■ SET PROBLEM
Count the lines below that contain the word "this" and give only the number.

****************

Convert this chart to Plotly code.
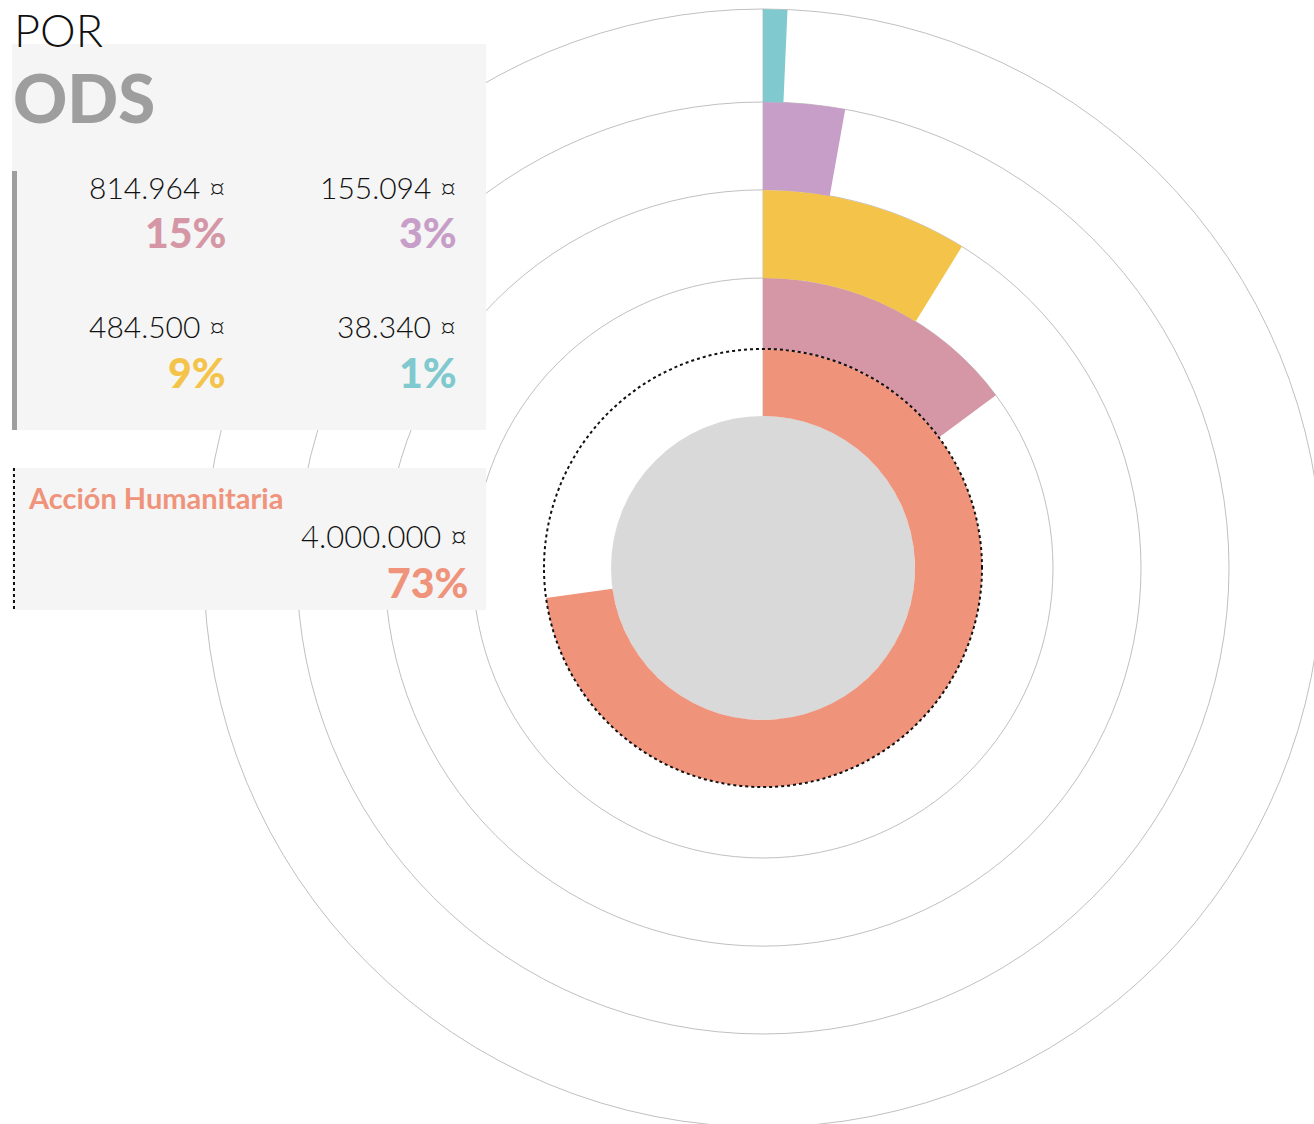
import plotly.graph_objects as go

# data
highlight_name = "Acción Humanitaria"
amounts = [4000000, 814964, 484500, 155094, 38340]
colors = ["#ef937b", "#d596a6", "#f4c44a", "#c79ec8", "#80c9cf"]

total = sum(amounts)
angles = [a / total * 360 for a in amounts]
amount_labels = [f"{a:,}".replace(",", ".") + " ¤" for a in amounts]
pct_labels = [f"{round(a / total * 100)}%" for a in amounts]

# layout constants, in screen pixels
# the chart runs a little past the right/bottom edge of the window, like the original
CX, CY = 763, 568
R_MAX = 559
W, H = CX + R_MAX, CY + R_MAX + 1
ring_edges = [152, 219, 290, 378, 466, R_MAX]
GRID = "#c0c0c0"

fig = go.Figure()

# grey core disc
fig.add_trace(go.Barpolar(
    r=[ring_edges[0]], theta=[0], width=[360], base=0,
    marker=dict(color="#d9d9d9", line_width=0),
    hoverinfo="skip", showlegend=False,
))

# one ring per category, all starting at 12 o'clock
fig.add_trace(go.Barpolar(
    r=[ring_edges[i + 1] - ring_edges[i] for i in range(len(amounts))],
    base=ring_edges[:len(amounts)],
    theta=[a / 2 for a in angles],
    width=angles,
    marker=dict(color=colors, line_width=0),
    customdata=amount_labels,
    hovertemplate="%{customdata}<extra></extra>",
    showlegend=False,
))

# second polar only for the dotted circle around the main ring
fig.add_trace(go.Scatterpolar(r=[], theta=[], subplot="polar2", showlegend=False))

dom = dict(x=[(CX - R_MAX) / W, (CX + R_MAX) / W],
           y=[(H - CY - R_MAX) / H, (H - CY + R_MAX) / H])

fig.update_layout(
    width=W, height=H,
    margin=dict(l=0, r=0, t=0, b=0),
    paper_bgcolor="white",
    font=dict(family="Lato", color="#111111"),
    polar=dict(
        domain=dom, bgcolor="rgba(0,0,0,0)",
        radialaxis=dict(range=[0, R_MAX], tickvals=ring_edges[2:5], showticklabels=False,
                        ticks="", gridcolor=GRID, gridwidth=1, showline=True,
                        linecolor=GRID, linewidth=1, angle=90, layer="below traces"),
        angularaxis=dict(rotation=90, direction="clockwise", showgrid=False,
                         showticklabels=False, ticks="", showline=True,
                         linecolor=GRID, linewidth=1, layer="below traces"),
    ),
    polar2=dict(
        domain=dom, bgcolor="rgba(0,0,0,0)",
        radialaxis=dict(range=[0, R_MAX], tickvals=[ring_edges[1]], showticklabels=False,
                        ticks="", gridcolor="#111111", gridwidth=2, griddash="dot",
                        showline=False),
        angularaxis=dict(visible=False),
    ),
)


def px(x):
    return x / W


def py(y):
    return 1 - y / H


# legend panels
fig.add_shape(type="rect", xref="paper", yref="paper", layer="above",
              x0=px(12), x1=px(486), y0=py(44), y1=py(430),
              fillcolor="#f5f5f5", line_width=0)
fig.add_shape(type="rect", xref="paper", yref="paper", layer="above",
              x0=px(12), x1=px(17), y0=py(171), y1=py(430),
              fillcolor="#9e9e9e", line_width=0)
fig.add_shape(type="rect", xref="paper", yref="paper", layer="above",
              x0=px(12), x1=px(486), y0=py(468), y1=py(610),
              fillcolor="#f5f5f5", line_width=0)
fig.add_shape(type="line", xref="paper", yref="paper", layer="above",
              x0=px(14), x1=px(14), y0=py(468), y1=py(612),
              line=dict(color="#111111", width=2, dash="dot"))

# title
fig.add_annotation(x=px(12), y=py(1), xref="paper", yref="paper", text="POR",
                   showarrow=False, xanchor="left", yanchor="top",
                   font=dict(size=45, weight=300, color="#111111"))
fig.add_annotation(x=px(11), y=py(97), xref="paper", yref="paper", text="ODS",
                   showarrow=False, xanchor="left", yanchor="middle",
                   font=dict(size=67, weight=900, color="#9e9e9e"))

# small entries: right edge x, amount y, pct y
slots = [(226, 187, 233), (457, 187, 233), (226, 326, 373), (457, 326, 373)]
order = [1, 3, 2, 4]
for (xr, ya, yp), i in zip(slots, order):
    fig.add_annotation(x=px(xr + 2), y=py(ya), xref="paper", yref="paper",
                       text=amount_labels[i], showarrow=False, xanchor="right",
                       yanchor="middle", font=dict(size=30, weight=300, color="#111111"))
    fig.add_annotation(x=px(xr + 2), y=py(yp), xref="paper", yref="paper",
                       text=pct_labels[i], showarrow=False, xanchor="right",
                       yanchor="middle", font=dict(size=41, weight=900, color=colors[i]))

# highlighted entry
fig.add_annotation(x=px(26), y=py(498), xref="paper", yref="paper", text=highlight_name,
                   showarrow=False, xanchor="left", yanchor="middle",
                   font=dict(size=29, weight=700, color=colors[0]))
fig.add_annotation(x=px(470), y=py(536), xref="paper", yref="paper", text=amount_labels[0],
                   showarrow=False, xanchor="right", yanchor="middle",
                   font=dict(size=31, weight=300, color="#111111"))
fig.add_annotation(x=px(470), y=py(582), xref="paper", yref="paper", text=pct_labels[0],
                   showarrow=False, xanchor="right", yanchor="middle",
                   font=dict(size=41, weight=900, color=colors[0]))

# drop the default page margin so the figure starts in the window corner
fig.write_html("out.html", config={"displayModeBar": False},
               post_script="document.body.style.margin='0';document.body.style.overflow='hidden';")
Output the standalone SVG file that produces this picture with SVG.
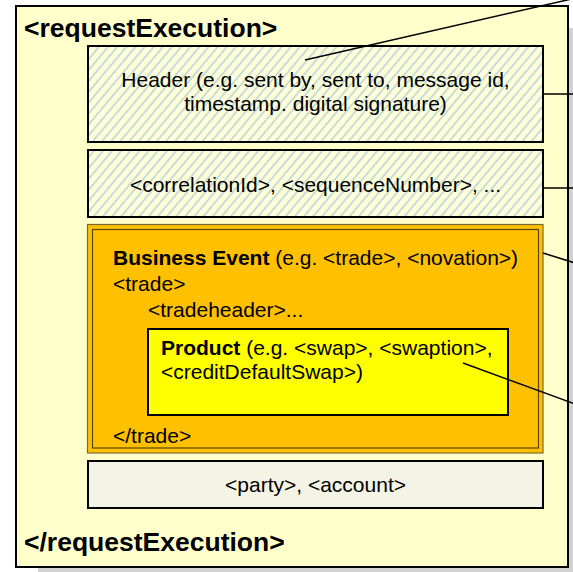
<svg xmlns="http://www.w3.org/2000/svg" width="573" height="572" viewBox="0 0 573 572">
<defs>
<pattern id="hatch" patternUnits="userSpaceOnUse" width="7" height="7" patternTransform="rotate(40)">
<rect x="0" y="0" width="7" height="7" fill="#FFFFDA"/>
<rect x="0" y="0" width="1.8" height="7" fill="#C2D9D8"/>
</pattern>
</defs>
<style>
text{font-family:"Liberation Sans",Arial,sans-serif;font-size:21px;fill:#000}
.t{font-size:26.5px;font-weight:bold}
.b{font-weight:bold}
.box{stroke:#000;stroke-width:2}
.c{text-anchor:middle}
.ln{stroke:#000;stroke-width:1.5;fill:none}
</style>
<rect x="38" y="28" width="560" height="560" fill="#D2D2D2"/>
<g id="requestExecution">
<rect x="16" y="6" width="552" height="561" fill="#FFFFCC" class="box"/>
<text x="24" y="37" class="t">&lt;requestExecution&gt;</text>
<text x="24" y="551" class="t">&lt;/requestExecution&gt;</text>
</g>
<g id="header">
<rect x="88" y="46" width="455" height="96" fill="url(#hatch)" class="box"/>
<text x="315.5" y="87" class="c">Header (e.g. sent by, sent to, message id,</text>
<text x="315.5" y="111" class="c">timestamp. digital signature)</text>
</g>
<g id="correlation">
<rect x="88" y="150" width="455" height="67" fill="url(#hatch)" class="box"/>
<text x="315.5" y="192" class="c">&lt;correlationId&gt;, &lt;sequenceNumber&gt;, ...</text>
</g>
<g id="businessEvent">
<rect x="87.5" y="224.5" width="455.5" height="228.5" fill="#FFC000" stroke="#7A6A30" stroke-width="1.2"/>
<rect x="92.5" y="229.5" width="446" height="218.5" fill="none" stroke="#5A4600" stroke-width="1.2"/>
<text x="113" y="265"><tspan class="b">Business Event</tspan> (e.g. &lt;trade&gt;, &lt;novation&gt;)</text>
<text x="113" y="291">&lt;trade&gt;</text>
<text x="148" y="317">&lt;tradeheader&gt;...</text>
<text x="113" y="443">&lt;/trade&gt;</text>
</g>
<g id="product">
<rect x="148" y="329" width="360" height="86" fill="#FFFF00" class="box"/>
<text x="161" y="355"><tspan class="b">Product</tspan> (e.g. &lt;swap&gt;, &lt;swaption&gt;,</text>
<text x="161" y="379">&lt;creditDefaultSwap&gt;)</text>
</g>
<g id="party">
<rect x="88" y="461" width="455" height="47" fill="#F3F3E6" class="box"/>
<text x="315.5" y="492" class="c">&lt;party&gt;, &lt;account&gt;</text>
</g>
<g id="connectors">
<line x1="305" y1="60" x2="575" y2="-1.8" class="ln"/>
<line x1="543" y1="94" x2="575" y2="94" class="ln"/>
<line x1="543" y1="188" x2="575" y2="188" class="ln"/>
<line x1="543" y1="253" x2="575" y2="263" class="ln"/>
<line x1="463" y1="363" x2="575" y2="404" class="ln"/>
</g>
</svg>
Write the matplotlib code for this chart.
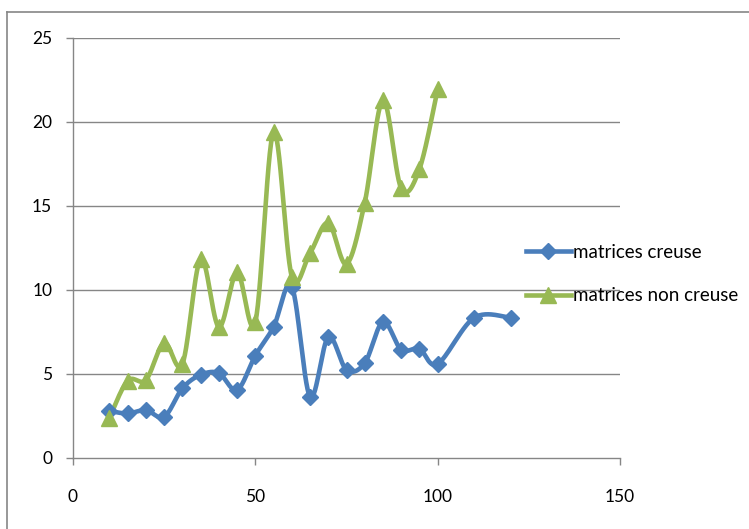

****************

■ THE ANSWER
3